O subestudo LIFE avaliou 960 pacientes com PAS mais alta (160-200 mmHg), randomizados para losartana ou atenolol.12 Após 5 anos, a MVE apresentou maior redução com a losartana do que com o atenolol (-21,7 g vs -17,7 g; p = 0,01), embora a redução da PA tenha sido semelhante. Neste estudo, a redução da MVE também foi mais pronunciada durante os primeiros 12 meses de tratamento. Deve-se notar que mais pacientes no grupo losartana também estavam utilizando hidroclorotiazida.
Até onde sabemos, apenas um estudo comparou diretamente o uso de diurético (hidroclorotiazida) e BRA (telmisartana) em 69 pacientes com PAD de 90-114 mmHg, mostrando uma redução maior da MVE estimada pela ecocardiografia tridimensional com telmisartana (16 g vs 4 g em 12 meses).13 Vale ressaltar que o BRA foi utilizado na dose máxima e o diurético em dose baixa.
Os resultados do nosso estudo estão em acordo com os achados de uma meta-análise5 resumindo estudos comparativos randomizados de tratamento anti-hipertensivo na regressão da massa do VE em pacientes com hipertensão estágio II. Houve menor redução da massa do VE com betabloqueadores, enquanto diuréticos, bloqueadores dos canais de cálcio, inibidores da enzima conversora de angiotensina e BRA tiveram eficácia semelhante.
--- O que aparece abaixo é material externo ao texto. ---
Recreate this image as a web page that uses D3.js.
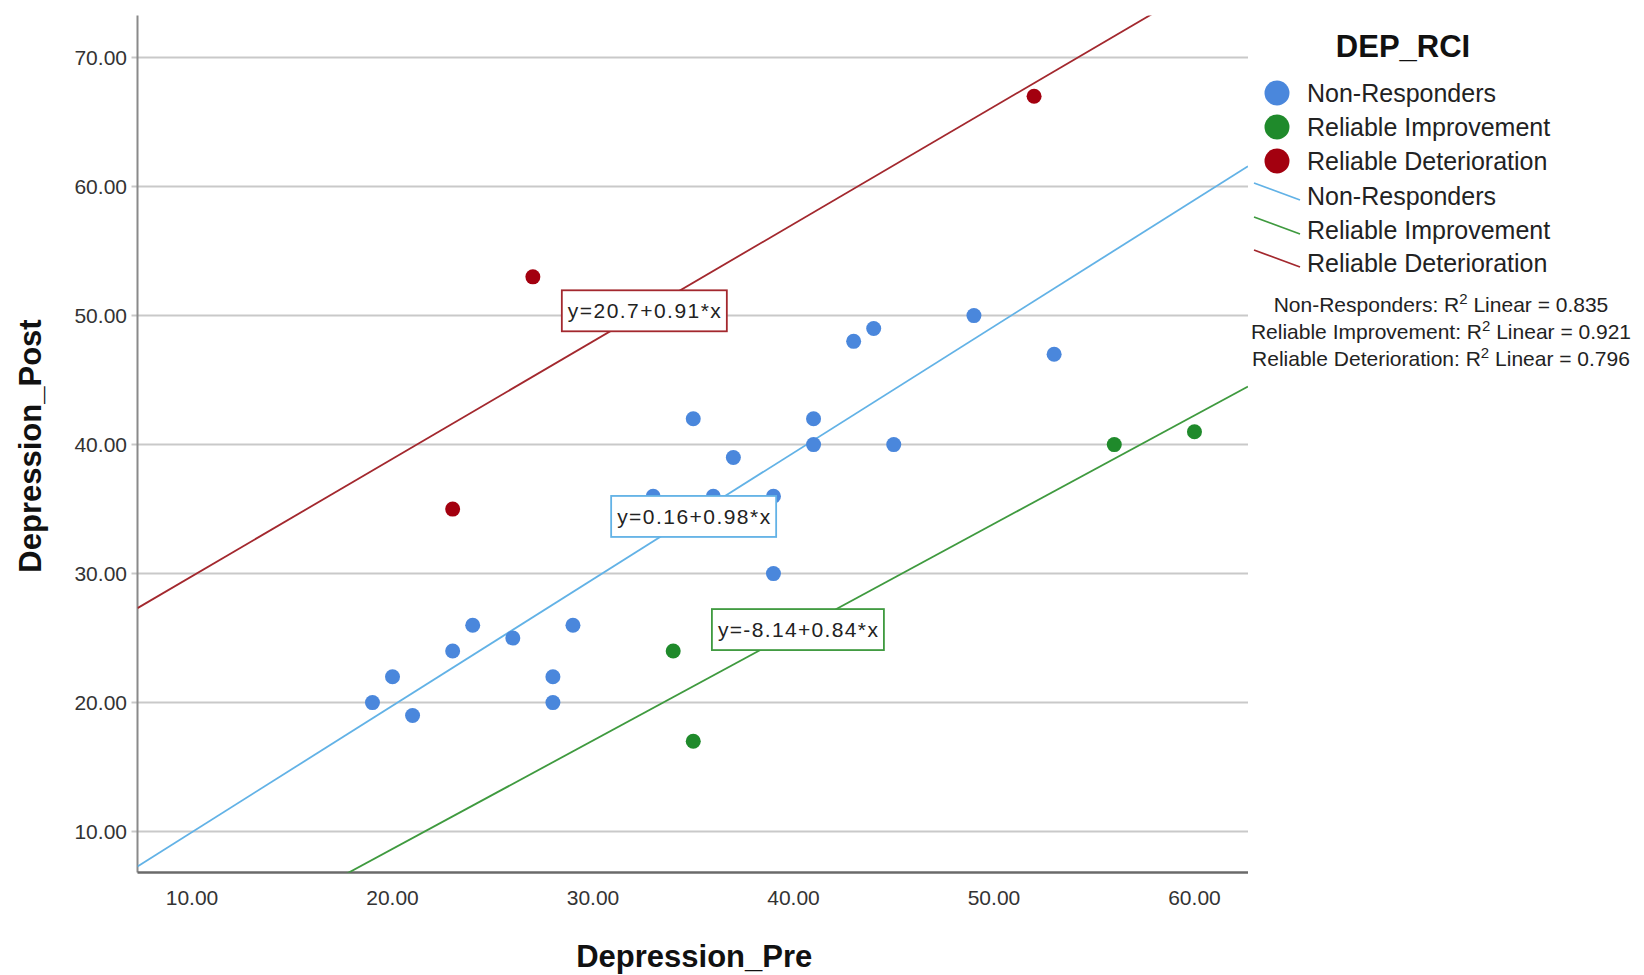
<!DOCTYPE html>
<html>
<head>
<meta charset="utf-8">
<script src="https://cdn.jsdelivr.net/npm/d3@7"></script>
<style>
  html, body { margin: 0; padding: 0; background: #fff; }
  svg { display: block; font-family: Arial, "Liberation Sans", sans-serif; }
</style>
</head>
<body>
<svg id="chart" width="1644" height="975"></svg>
<script>
// Groups from the reliable change index
const groups = ["Non-Responders", "Reliable Improvement", "Reliable Deterioration"];

// Depression scores before and after, per group
const nonRespPre  = [19, 20, 21, 23, 24, 26, 28, 28, 29, 33, 35, 36, 37, 39, 39, 41, 41, 43, 44, 45, 49, 53];
const nonRespPost = [20, 22, 19, 24, 26, 25, 22, 20, 26, 36, 42, 36, 39, 36, 30, 42, 40, 48, 49, 40, 50, 47];
const improvPre   = [34, 35, 56, 60];
const improvPost  = [24, 17, 40, 41];
const deterPre    = [23, 27, 52];
const deterPost   = [35, 53, 67];

// Linear fits per group: intercept, slope, R squared
const fitIntercept = [0.16, -8.14, 20.7];
const fitSlope     = [0.98, 0.84, 0.91];
const fitR2        = [0.835, 0.921, 0.796];
const fitLabels    = ["y=0.16+0.98*x", "y=-8.14+0.84*x", "y=20.7+0.91*x"];
// where each equation box sits, in data units (centre)
const labelAtX = [35.02, 40.22, 32.56];
const labelAtY = [34.43, 25.66, 50.37];

const xTicks = [10, 20, 30, 40, 50, 60];
const yTicks = [10, 20, 30, 40, 50, 60, 70];

const pointColors = ["#4a87dc", "#1f8a2b", "#a3000f"];
const lineColors  = ["#62b2e6", "#3f9a3f", "#a3282e"];

const series = [
  { pre: nonRespPre, post: nonRespPost },
  { pre: improvPre,  post: improvPost },
  { pre: deterPre,   post: deterPost }
];

const svg = d3.select("#chart");
const plotL = 137.5, plotR = 1248, plotT = 15.5, plotB = 872.5;

const x = d3.scaleLinear().domain([7.28, 62.67]).range([plotL, plotR]);
const y = d3.scaleLinear().domain([6.83, 73.26]).range([plotB, plotT]);
const fmt = d3.format(".2f");

// horizontal gridlines
svg.append("g").selectAll("line").data(yTicks).join("line")
  .attr("x1", plotL - 6).attr("x2", plotR)
  .attr("y1", d => y(d)).attr("y2", d => y(d))
  .attr("stroke", "#c9c9c9").attr("stroke-width", 2);

// y axis labels
svg.append("g").selectAll("text").data(yTicks).join("text")
  .attr("x", 127).attr("y", d => y(d)).attr("dy", "0.35em")
  .attr("text-anchor", "end").attr("font-size", 21).attr("fill", "#333")
  .text(d => fmt(d));

// x axis labels
svg.append("g").selectAll("text").data(xTicks).join("text")
  .attr("x", d => x(d)).attr("y", 898).attr("dy", "0.35em")
  .attr("text-anchor", "middle").attr("font-size", 21).attr("fill", "#333")
  .text(d => fmt(d));

// axis lines
svg.append("line").attr("x1", plotL).attr("x2", plotL).attr("y1", plotT).attr("y2", plotB)
  .attr("stroke", "#8a8a8a").attr("stroke-width", 2);
svg.append("line").attr("x1", plotL).attr("x2", plotR).attr("y1", plotB).attr("y2", plotB)
  .attr("stroke", "#6a6a6a").attr("stroke-width", 2.5);

// axis titles
svg.append("text").attr("x", x(35.05)).attr("y", 956).attr("dy", "0.35em")
  .attr("text-anchor", "middle").attr("font-size", 31).attr("font-weight", "bold").attr("fill", "#111")
  .text("Depression_Pre");
svg.append("text").attr("transform", "translate(30,446) rotate(-90)").attr("dy", "0.35em")
  .attr("text-anchor", "middle").attr("font-size", 31).attr("font-weight", "bold").attr("fill", "#111")
  .text("Depression_Post");

// clip for fit lines
svg.append("clipPath").attr("id", "plotClip").append("rect")
  .attr("x", plotL).attr("y", plotT).attr("width", plotR - plotL).attr("height", plotB - plotT);

const [x0, x1] = x.domain();
svg.append("g").attr("clip-path", "url(#plotClip)")
  .selectAll("line").data(groups).join("line")
  .attr("x1", x(x0)).attr("x2", x(x1))
  .attr("y1", (d, i) => y(fitIntercept[i] + fitSlope[i] * x0))
  .attr("y2", (d, i) => y(fitIntercept[i] + fitSlope[i] * x1))
  .attr("stroke", (d, i) => lineColors[i]).attr("stroke-width", 1.8);

// points
series.forEach((s, i) => {
  svg.append("g").selectAll("circle").data(s.pre).join("circle")
    .attr("cx", d => x(d)).attr("cy", (d, j) => y(s.post[j]))
    .attr("r", 7.5).attr("fill", pointColors[i]);
});

// equation boxes
groups.forEach((g, i) => {
  const cx = x(labelAtX[i]), cy = y(labelAtY[i]);
  const w = i === 1 ? 172 : 165, h = 41;
  svg.append("rect").attr("x", cx - w / 2).attr("y", cy - h / 2).attr("width", w).attr("height", h)
    .attr("fill", "#fff").attr("stroke", lineColors[i]).attr("stroke-width", 1.8);
  svg.append("text").attr("x", cx).attr("y", cy).attr("dy", "0.36em")
    .attr("text-anchor", "middle").attr("font-size", 21).attr("fill", "#222")
    .attr("textLength", w - 12).attr("lengthAdjust", "spacing")
    .text(fitLabels[i]);
});

// legend
svg.append("text").attr("x", 1403).attr("y", 46).attr("dy", "0.35em")
  .attr("text-anchor", "middle").attr("font-size", 31).attr("font-weight", "bold").attr("fill", "#111")
  .text("DEP_RCI");

const rowY = [93, 127, 161, 196, 230, 263];
groups.forEach((g, i) => {
  svg.append("circle").attr("cx", 1277).attr("cy", rowY[i]).attr("r", 12.5).attr("fill", pointColors[i]);
  svg.append("text").attr("x", 1307).attr("y", rowY[i]).attr("dy", "0.36em")
    .attr("font-size", 25).attr("fill", "#222").text(g);
});
groups.forEach((g, i) => {
  const ry = rowY[i + 3];
  svg.append("line").attr("x1", 1254).attr("y1", ry - 13).attr("x2", 1300).attr("y2", ry + 4)
    .attr("stroke", lineColors[i]).attr("stroke-width", 1.8);
  svg.append("text").attr("x", 1307).attr("y", ry).attr("dy", "0.36em")
    .attr("font-size", 25).attr("fill", "#222").text(g);
});

// R squared notes
const r2Y = [305, 332, 359];
groups.forEach((g, i) => {
  const t = svg.append("text").attr("x", 1441).attr("y", r2Y[i] + 7)
    .attr("text-anchor", "middle").attr("font-size", 21).attr("fill", "#222");
  t.append("tspan").text(g + ": R");
  t.append("tspan").attr("font-size", 15).attr("dy", -8).text("2");
  t.append("tspan").attr("dy", 8).text(" Linear = " + d3.format(".3f")(fitR2[i]));
});
</script>
</body>
</html>
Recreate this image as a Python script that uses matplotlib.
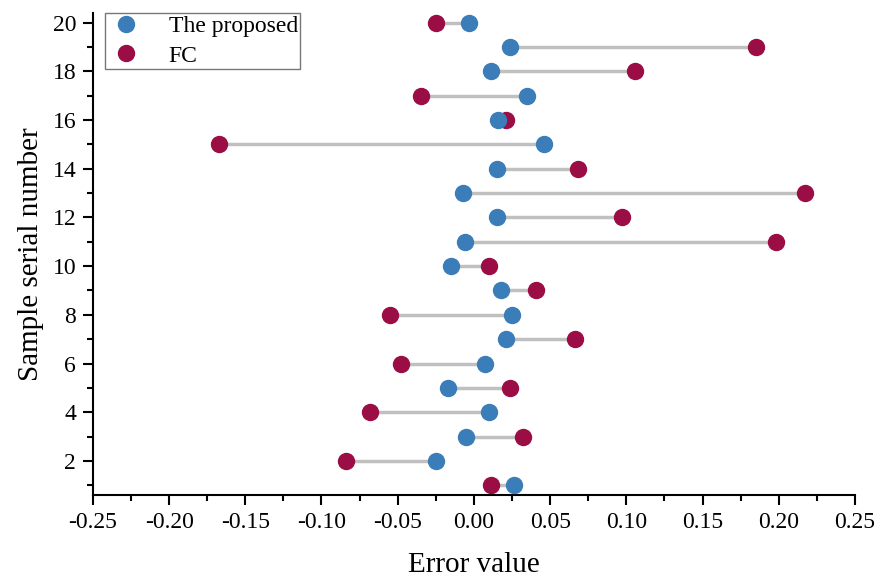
import matplotlib
matplotlib.use('agg')
import matplotlib.pyplot as plt
from matplotlib.ticker import MultipleLocator

samples = list(range(1, 21))
proposed = [0.026, -0.025, -0.005, 0.010, -0.017, 0.007, 0.021, 0.025, 0.018, -0.015,
            -0.006, 0.015, -0.007, 0.015, 0.046, 0.016, 0.035, 0.011, 0.024, -0.003]
fc = [0.011, -0.084, 0.032, -0.068, 0.024, -0.048, 0.066, -0.055, 0.041, 0.010,
      0.198, 0.097, 0.217, 0.068, -0.167, 0.021, -0.035, 0.106, 0.185, -0.025]
x_ticks = [-0.25, -0.2, -0.15, -0.1, -0.05, 0, 0.05, 0.1, 0.15, 0.2, 0.25]
x_labels = ['-0.25', '-0.20', '-0.15', '-0.10', '-0.05', '0.00', '0.05',
            '0.10', '0.15', '0.20', '0.25']

plt.rcParams['font.family'] = ['Liberation Serif', 'DejaVu Serif']

fig = plt.figure(figsize=(8.76, 5.78), dpi=100)
ax = fig.add_axes([0.106, 0.1436, 0.870, 0.834])

ax.hlines(samples, proposed, fc, color='#c0c0c0', linewidth=2.5, zorder=1)
ax.plot(fc, samples, 'o', color='#9b0d45', markersize=11.5, label='FC', zorder=2)
ax.plot(proposed, samples, 'o', color='#3a7db8', markersize=11.5, label='The proposed', zorder=3)

ax.set_xlim(-0.25, 0.25)
ax.set_ylim(0.6, 20.4)
ax.set_xticks(x_ticks)
ax.set_xticklabels(x_labels)
ax.xaxis.set_minor_locator(MultipleLocator(0.025))
ax.yaxis.set_major_locator(MultipleLocator(2))
ax.yaxis.set_minor_locator(MultipleLocator(1))

for s in ['top', 'right']:
    ax.spines[s].set_visible(False)
for s in ['left', 'bottom']:
    ax.spines[s].set_linewidth(1.5)
ax.tick_params(which='major', direction='out', length=7, width=1.5, labelsize=17, pad=5)
ax.tick_params(which='minor', direction='out', length=4, width=1.5)

ax.set_xlabel('Error value', fontsize=21, labelpad=14)
ax.set_ylabel('Sample serial number', fontsize=21, labelpad=6)

handles, labels = ax.get_legend_handles_labels()
leg = ax.legend(handles[::-1], labels[::-1], loc='upper left', bbox_to_anchor=(0.016, 1.0),
                borderaxespad=0, fontsize=17, frameon=True, fancybox=False, edgecolor='#555555',
                borderpad=0.1, handletextpad=1.0, labelspacing=0.35, handlelength=1.6)
leg.get_frame().set_linewidth(1.0)

fig.savefig('out.png', dpi=100)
Mostramos que não houve diferença na regressão de massa do VE após 18 meses entre um tratamento baseado em diuréticos versus um tratamento baseado em BRA de pacientes com hipertensão estágio I.
As limitações do estudo devem ser reconhecidas. A quebra antecipada na randomização provavelmente não terá impactado os resultados, uma vez que as características demográficas da amostra estudada e a magnitude da redução da PAS foram semelhantes às alcançadas em todo o estudo da amostra. Além disso, o poder do estudo poderia ser subestimado para encontrar diferenças estatisticamente significativas nos parâmetros ecocardiográficos entre os tratamentos randomizados, uma vez que o tamanho da amostra do estudo PREVER-Treatment foi estimado para o seu desfecho primário. Essas limitações potenciais, no entanto, reforçam os achados relatados, que são ainda mais visíveis se considerarmos a carga relativamente baixa da lesão de órgãos causada pela hipertensão e o seguimento de apenas 18 meses.
Em conclusão, na hipertensão estágio I a redução da pressão arterial está associada à melhora dos parâmetros ecocardiográficos de lesão de órgãos-alvo, com um remodelamento favorável do VE obtido com diuréticos ou losartana como estratégia de tratamento inicial.